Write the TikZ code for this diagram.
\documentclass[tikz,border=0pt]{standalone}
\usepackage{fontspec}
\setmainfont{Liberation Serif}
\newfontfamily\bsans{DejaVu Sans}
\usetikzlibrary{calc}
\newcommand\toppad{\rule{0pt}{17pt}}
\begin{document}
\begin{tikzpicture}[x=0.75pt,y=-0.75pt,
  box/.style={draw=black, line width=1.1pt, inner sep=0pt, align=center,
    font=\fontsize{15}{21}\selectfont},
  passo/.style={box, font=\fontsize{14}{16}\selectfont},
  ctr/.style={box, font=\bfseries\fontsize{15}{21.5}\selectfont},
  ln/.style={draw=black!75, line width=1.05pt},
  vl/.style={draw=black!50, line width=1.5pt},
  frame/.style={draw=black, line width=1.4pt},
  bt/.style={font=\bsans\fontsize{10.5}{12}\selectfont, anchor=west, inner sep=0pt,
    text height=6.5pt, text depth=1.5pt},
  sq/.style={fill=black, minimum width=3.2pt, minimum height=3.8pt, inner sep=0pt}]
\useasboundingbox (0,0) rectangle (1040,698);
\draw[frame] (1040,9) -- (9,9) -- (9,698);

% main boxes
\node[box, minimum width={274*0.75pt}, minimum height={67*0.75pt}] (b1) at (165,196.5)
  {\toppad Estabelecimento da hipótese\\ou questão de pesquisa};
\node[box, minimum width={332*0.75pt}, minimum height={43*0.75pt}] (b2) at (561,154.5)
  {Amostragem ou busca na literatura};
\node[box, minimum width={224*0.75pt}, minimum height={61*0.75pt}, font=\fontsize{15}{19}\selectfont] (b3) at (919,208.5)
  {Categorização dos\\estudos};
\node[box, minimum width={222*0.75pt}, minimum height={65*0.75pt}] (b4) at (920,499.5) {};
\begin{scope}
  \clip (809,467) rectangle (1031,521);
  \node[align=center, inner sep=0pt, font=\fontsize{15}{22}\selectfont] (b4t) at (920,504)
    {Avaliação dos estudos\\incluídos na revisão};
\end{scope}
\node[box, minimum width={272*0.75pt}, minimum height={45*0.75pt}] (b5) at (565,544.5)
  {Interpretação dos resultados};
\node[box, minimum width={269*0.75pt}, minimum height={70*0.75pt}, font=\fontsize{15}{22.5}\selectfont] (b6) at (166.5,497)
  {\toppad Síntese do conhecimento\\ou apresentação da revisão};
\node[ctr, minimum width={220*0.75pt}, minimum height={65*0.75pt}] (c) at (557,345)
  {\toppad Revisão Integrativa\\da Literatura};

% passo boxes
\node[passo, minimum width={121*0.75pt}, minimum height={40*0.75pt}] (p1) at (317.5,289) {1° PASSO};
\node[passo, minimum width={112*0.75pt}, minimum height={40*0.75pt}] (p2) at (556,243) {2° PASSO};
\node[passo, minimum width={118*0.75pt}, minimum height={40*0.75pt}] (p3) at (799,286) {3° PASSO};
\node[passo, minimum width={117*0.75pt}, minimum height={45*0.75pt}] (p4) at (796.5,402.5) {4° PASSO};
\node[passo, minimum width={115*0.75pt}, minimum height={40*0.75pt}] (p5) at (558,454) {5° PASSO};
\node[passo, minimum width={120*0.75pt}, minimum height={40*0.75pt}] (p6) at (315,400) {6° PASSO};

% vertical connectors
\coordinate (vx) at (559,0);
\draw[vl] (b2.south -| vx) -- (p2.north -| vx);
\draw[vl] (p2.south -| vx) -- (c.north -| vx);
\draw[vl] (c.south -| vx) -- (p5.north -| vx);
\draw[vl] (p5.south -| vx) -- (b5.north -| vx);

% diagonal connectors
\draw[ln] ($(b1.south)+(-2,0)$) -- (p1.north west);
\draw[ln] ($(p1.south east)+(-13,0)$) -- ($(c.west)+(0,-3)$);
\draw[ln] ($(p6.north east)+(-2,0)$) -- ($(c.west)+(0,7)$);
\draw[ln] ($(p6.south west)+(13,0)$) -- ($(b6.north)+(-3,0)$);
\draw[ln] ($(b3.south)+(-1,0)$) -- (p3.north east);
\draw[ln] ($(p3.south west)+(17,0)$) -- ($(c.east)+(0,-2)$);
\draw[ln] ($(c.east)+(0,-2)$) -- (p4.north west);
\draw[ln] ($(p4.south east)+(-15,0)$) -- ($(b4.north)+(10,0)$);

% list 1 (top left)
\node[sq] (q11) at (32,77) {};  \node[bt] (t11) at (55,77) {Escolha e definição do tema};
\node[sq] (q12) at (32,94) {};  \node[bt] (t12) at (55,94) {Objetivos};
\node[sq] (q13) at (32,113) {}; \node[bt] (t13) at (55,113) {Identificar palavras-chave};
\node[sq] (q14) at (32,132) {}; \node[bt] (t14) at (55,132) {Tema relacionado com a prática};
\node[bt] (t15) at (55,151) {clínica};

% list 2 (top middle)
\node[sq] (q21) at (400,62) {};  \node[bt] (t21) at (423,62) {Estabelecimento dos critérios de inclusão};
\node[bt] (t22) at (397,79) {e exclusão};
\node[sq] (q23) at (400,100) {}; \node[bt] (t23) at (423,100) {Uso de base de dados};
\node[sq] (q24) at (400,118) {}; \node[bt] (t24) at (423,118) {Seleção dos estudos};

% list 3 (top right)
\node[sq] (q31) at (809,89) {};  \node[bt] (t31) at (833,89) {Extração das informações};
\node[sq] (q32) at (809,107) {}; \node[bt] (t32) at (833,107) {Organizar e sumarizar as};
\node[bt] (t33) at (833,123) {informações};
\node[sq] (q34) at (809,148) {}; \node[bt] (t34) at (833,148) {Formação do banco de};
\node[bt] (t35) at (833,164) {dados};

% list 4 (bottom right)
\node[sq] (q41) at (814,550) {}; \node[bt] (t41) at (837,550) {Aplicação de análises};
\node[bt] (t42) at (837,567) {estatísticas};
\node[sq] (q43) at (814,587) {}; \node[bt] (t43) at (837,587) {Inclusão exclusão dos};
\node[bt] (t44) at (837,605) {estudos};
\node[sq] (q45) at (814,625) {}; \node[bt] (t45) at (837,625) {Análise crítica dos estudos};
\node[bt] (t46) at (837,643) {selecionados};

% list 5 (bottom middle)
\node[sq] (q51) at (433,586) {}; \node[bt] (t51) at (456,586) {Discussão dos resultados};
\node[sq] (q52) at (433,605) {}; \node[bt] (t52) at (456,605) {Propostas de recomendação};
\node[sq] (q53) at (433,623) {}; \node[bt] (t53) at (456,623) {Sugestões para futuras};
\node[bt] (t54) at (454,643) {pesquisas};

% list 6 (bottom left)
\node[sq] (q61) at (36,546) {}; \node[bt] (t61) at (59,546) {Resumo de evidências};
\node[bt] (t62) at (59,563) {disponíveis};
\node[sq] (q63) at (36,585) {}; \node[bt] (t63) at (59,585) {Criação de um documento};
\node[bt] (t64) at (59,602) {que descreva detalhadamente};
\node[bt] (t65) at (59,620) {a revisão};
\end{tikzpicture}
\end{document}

* Goal of the exercise *
Transcribe all lines as written.

* Correct response *
Write the TikZ code for this diagram.
\documentclass[tikz,border=0pt]{standalone}
\usepackage{fontspec}
\setmainfont{Liberation Serif}
\newfontfamily\bsans{DejaVu Sans}
\usetikzlibrary{calc}
\newcommand\toppad{\rule{0pt}{17pt}}
\begin{document}
\begin{tikzpicture}[x=0.75pt,y=-0.75pt,
  box/.style={draw=black, line width=1.1pt, inner sep=0pt, align=center,
    font=\fontsize{15}{21}\selectfont},
  passo/.style={box, font=\fontsize{14}{16}\selectfont},
  ctr/.style={box, font=\bfseries\fontsize{15}{21.5}\selectfont},
  ln/.style={draw=black!75, line width=1.05pt},
  vl/.style={draw=black!50, line width=1.5pt},
  frame/.style={draw=black, line width=1.4pt},
  bt/.style={font=\bsans\fontsize{10.5}{12}\selectfont, anchor=west, inner sep=0pt,
    text height=6.5pt, text depth=1.5pt},
  sq/.style={fill=black, minimum width=3.2pt, minimum height=3.8pt, inner sep=0pt}]
\useasboundingbox (0,0) rectangle (1040,698);
\draw[frame] (1040,9) -- (9,9) -- (9,698);

% main boxes
\node[box, minimum width={274*0.75pt}, minimum height={67*0.75pt}] (b1) at (165,196.5)
  {\toppad Estabelecimento da hipótese\\ou questão de pesquisa};
\node[box, minimum width={332*0.75pt}, minimum height={43*0.75pt}] (b2) at (561,154.5)
  {Amostragem ou busca na literatura};
\node[box, minimum width={224*0.75pt}, minimum height={61*0.75pt}, font=\fontsize{15}{19}\selectfont] (b3) at (919,208.5)
  {Categorização dos\\estudos};
\node[box, minimum width={222*0.75pt}, minimum height={65*0.75pt}] (b4) at (920,499.5) {};
\begin{scope}
  \clip (809,467) rectangle (1031,521);
  \node[align=center, inner sep=0pt, font=\fontsize{15}{22}\selectfont] (b4t) at (920,504)
    {Avaliação dos estudos\\incluídos na revisão};
\end{scope}
\node[box, minimum width={272*0.75pt}, minimum height={45*0.75pt}] (b5) at (565,544.5)
  {Interpretação dos resultados};
\node[box, minimum width={269*0.75pt}, minimum height={70*0.75pt}, font=\fontsize{15}{22.5}\selectfont] (b6) at (166.5,497)
  {\toppad Síntese do conhecimento\\ou apresentação da revisão};
\node[ctr, minimum width={220*0.75pt}, minimum height={65*0.75pt}] (c) at (557,345)
  {\toppad Revisão Integrativa\\da Literatura};

% passo boxes
\node[passo, minimum width={121*0.75pt}, minimum height={40*0.75pt}] (p1) at (317.5,289) {1° PASSO};
\node[passo, minimum width={112*0.75pt}, minimum height={40*0.75pt}] (p2) at (556,243) {2° PASSO};
\node[passo, minimum width={118*0.75pt}, minimum height={40*0.75pt}] (p3) at (799,286) {3° PASSO};
\node[passo, minimum width={117*0.75pt}, minimum height={45*0.75pt}] (p4) at (796.5,402.5) {4° PASSO};
\node[passo, minimum width={115*0.75pt}, minimum height={40*0.75pt}] (p5) at (558,454) {5° PASSO};
\node[passo, minimum width={120*0.75pt}, minimum height={40*0.75pt}] (p6) at (315,400) {6° PASSO};

% vertical connectors
\coordinate (vx) at (559,0);
\draw[vl] (b2.south -| vx) -- (p2.north -| vx);
\draw[vl] (p2.south -| vx) -- (c.north -| vx);
\draw[vl] (c.south -| vx) -- (p5.north -| vx);
\draw[vl] (p5.south -| vx) -- (b5.north -| vx);

% diagonal connectors
\draw[ln] ($(b1.south)+(-2,0)$) -- (p1.north west);
\draw[ln] ($(p1.south east)+(-13,0)$) -- ($(c.west)+(0,-3)$);
\draw[ln] ($(p6.north east)+(-2,0)$) -- ($(c.west)+(0,7)$);
\draw[ln] ($(p6.south west)+(13,0)$) -- ($(b6.north)+(-3,0)$);
\draw[ln] ($(b3.south)+(-1,0)$) -- (p3.north east);
\draw[ln] ($(p3.south west)+(17,0)$) -- ($(c.east)+(0,-2)$);
\draw[ln] ($(c.east)+(0,-2)$) -- (p4.north west);
\draw[ln] ($(p4.south east)+(-15,0)$) -- ($(b4.north)+(10,0)$);

% list 1 (top left)
\node[sq] (q11) at (32,77) {};  \node[bt] (t11) at (55,77) {Escolha e definição do tema};
\node[sq] (q12) at (32,94) {};  \node[bt] (t12) at (55,94) {Objetivos};
\node[sq] (q13) at (32,113) {}; \node[bt] (t13) at (55,113) {Identificar palavras-chave};
\node[sq] (q14) at (32,132) {}; \node[bt] (t14) at (55,132) {Tema relacionado com a prática};
\node[bt] (t15) at (55,151) {clínica};

% list 2 (top middle)
\node[sq] (q21) at (400,62) {};  \node[bt] (t21) at (423,62) {Estabelecimento dos critérios de inclusão};
\node[bt] (t22) at (397,79) {e exclusão};
\node[sq] (q23) at (400,100) {}; \node[bt] (t23) at (423,100) {Uso de base de dados};
\node[sq] (q24) at (400,118) {}; \node[bt] (t24) at (423,118) {Seleção dos estudos};

% list 3 (top right)
\node[sq] (q31) at (809,89) {};  \node[bt] (t31) at (833,89) {Extração das informações};
\node[sq] (q32) at (809,107) {}; \node[bt] (t32) at (833,107) {Organizar e sumarizar as};
\node[bt] (t33) at (833,123) {informações};
\node[sq] (q34) at (809,148) {}; \node[bt] (t34) at (833,148) {Formação do banco de};
\node[bt] (t35) at (833,164) {dados};

% list 4 (bottom right)
\node[sq] (q41) at (814,550) {}; \node[bt] (t41) at (837,550) {Aplicação de análises};
\node[bt] (t42) at (837,567) {estatísticas};
\node[sq] (q43) at (814,587) {}; \node[bt] (t43) at (837,587) {Inclusão exclusão dos};
\node[bt] (t44) at (837,605) {estudos};
\node[sq] (q45) at (814,625) {}; \node[bt] (t45) at (837,625) {Análise crítica dos estudos};
\node[bt] (t46) at (837,643) {selecionados};

% list 5 (bottom middle)
\node[sq] (q51) at (433,586) {}; \node[bt] (t51) at (456,586) {Discussão dos resultados};
\node[sq] (q52) at (433,605) {}; \node[bt] (t52) at (456,605) {Propostas de recomendação};
\node[sq] (q53) at (433,623) {}; \node[bt] (t53) at (456,623) {Sugestões para futuras};
\node[bt] (t54) at (454,643) {pesquisas};

% list 6 (bottom left)
\node[sq] (q61) at (36,546) {}; \node[bt] (t61) at (59,546) {Resumo de evidências};
\node[bt] (t62) at (59,563) {disponíveis};
\node[sq] (q63) at (36,585) {}; \node[bt] (t63) at (59,585) {Criação de um documento};
\node[bt] (t64) at (59,602) {que descreva detalhadamente};
\node[bt] (t65) at (59,620) {a revisão};
\end{tikzpicture}
\end{document}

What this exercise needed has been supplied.